▶ **REQUIRED TASK**: Transcribe the material verbatim in full; the pictures do not belong in the copy.

▶ **INFORMATION PROVIDED**:
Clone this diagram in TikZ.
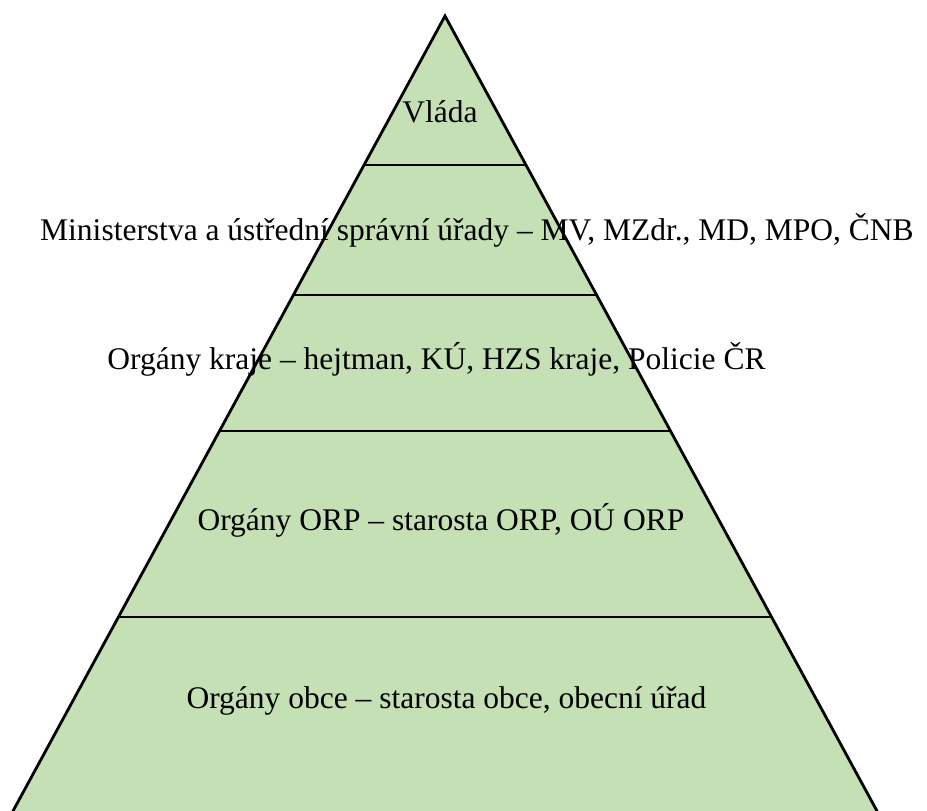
\documentclass[tikz,border=0pt]{standalone}
\usepackage{fontspec}
\setmainfont{Liberation Serif}
\usetikzlibrary{calc}
\definecolor{pyrgreen}{HTML}{C5E0B4}
\tikzset{lbl/.style={anchor=base, inner sep=0pt, font=\fontsize{31.5pt}{34pt}\selectfont}}
\begin{document}
\begin{tikzpicture}[x=1pt,y=-1pt]
\useasboundingbox (0,0) rectangle (927,811);
\clip (0,0) rectangle (927,811);
\coordinate (A) at (445,16);
\coordinate (BL) at (13,811);
\coordinate (BR) at (877,811);
\coordinate (BLx) at ($(A)!1.05!(BL)$);
\coordinate (BRx) at ($(A)!1.05!(BR)$);
\fill[pyrgreen] (A) -- (BLx) -- (BRx) -- cycle;
\foreach \t/\n in {0.1874/1,0.3509/2,0.5220/3,0.7560/4}{
  \draw[line width=1.6pt] ($(A)!\t!(BL)$) -- ($(A)!\t!(BR)$);
}
\draw[line width=2.8pt, line join=miter] (BLx) -- (A) -- (BRx);
\node[lbl] (vlada) at (440,122) {Vláda};
\node[lbl] (min) at (477,240) {Ministerstva a ústřední správní úřady – MV, MZdr., MD, MPO, ČNB};
\node[lbl] (kraj) at (436.5,369) {Orgány kraje – hejtman, KÚ, HZS kraje, Policie ČR};
\node[lbl] (orp) at (441,530) {Orgány ORP – starosta ORP, OÚ ORP};
\node[lbl] (obec) at (446.5,708) {Orgány obce – starosta obce, obecní úřad};
\end{tikzpicture}
\end{document}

▶ **PROBLEM SOLUTION**:
Clone this diagram in TikZ.
\documentclass[tikz,border=0pt]{standalone}
\usepackage{fontspec}
\setmainfont{Liberation Serif}
\usetikzlibrary{calc}
\definecolor{pyrgreen}{HTML}{C5E0B4}
\tikzset{lbl/.style={anchor=base, inner sep=0pt, font=\fontsize{31.5pt}{34pt}\selectfont}}
\begin{document}
\begin{tikzpicture}[x=1pt,y=-1pt]
\useasboundingbox (0,0) rectangle (927,811);
\clip (0,0) rectangle (927,811);
\coordinate (A) at (445,16);
\coordinate (BL) at (13,811);
\coordinate (BR) at (877,811);
\coordinate (BLx) at ($(A)!1.05!(BL)$);
\coordinate (BRx) at ($(A)!1.05!(BR)$);
\fill[pyrgreen] (A) -- (BLx) -- (BRx) -- cycle;
\foreach \t/\n in {0.1874/1,0.3509/2,0.5220/3,0.7560/4}{
  \draw[line width=1.6pt] ($(A)!\t!(BL)$) -- ($(A)!\t!(BR)$);
}
\draw[line width=2.8pt, line join=miter] (BLx) -- (A) -- (BRx);
\node[lbl] (vlada) at (440,122) {Vláda};
\node[lbl] (min) at (477,240) {Ministerstva a ústřední správní úřady – MV, MZdr., MD, MPO, ČNB};
\node[lbl] (kraj) at (436.5,369) {Orgány kraje – hejtman, KÚ, HZS kraje, Policie ČR};
\node[lbl] (orp) at (441,530) {Orgány ORP – starosta ORP, OÚ ORP};
\node[lbl] (obec) at (446.5,708) {Orgány obce – starosta obce, obecní úřad};
\end{tikzpicture}
\end{document}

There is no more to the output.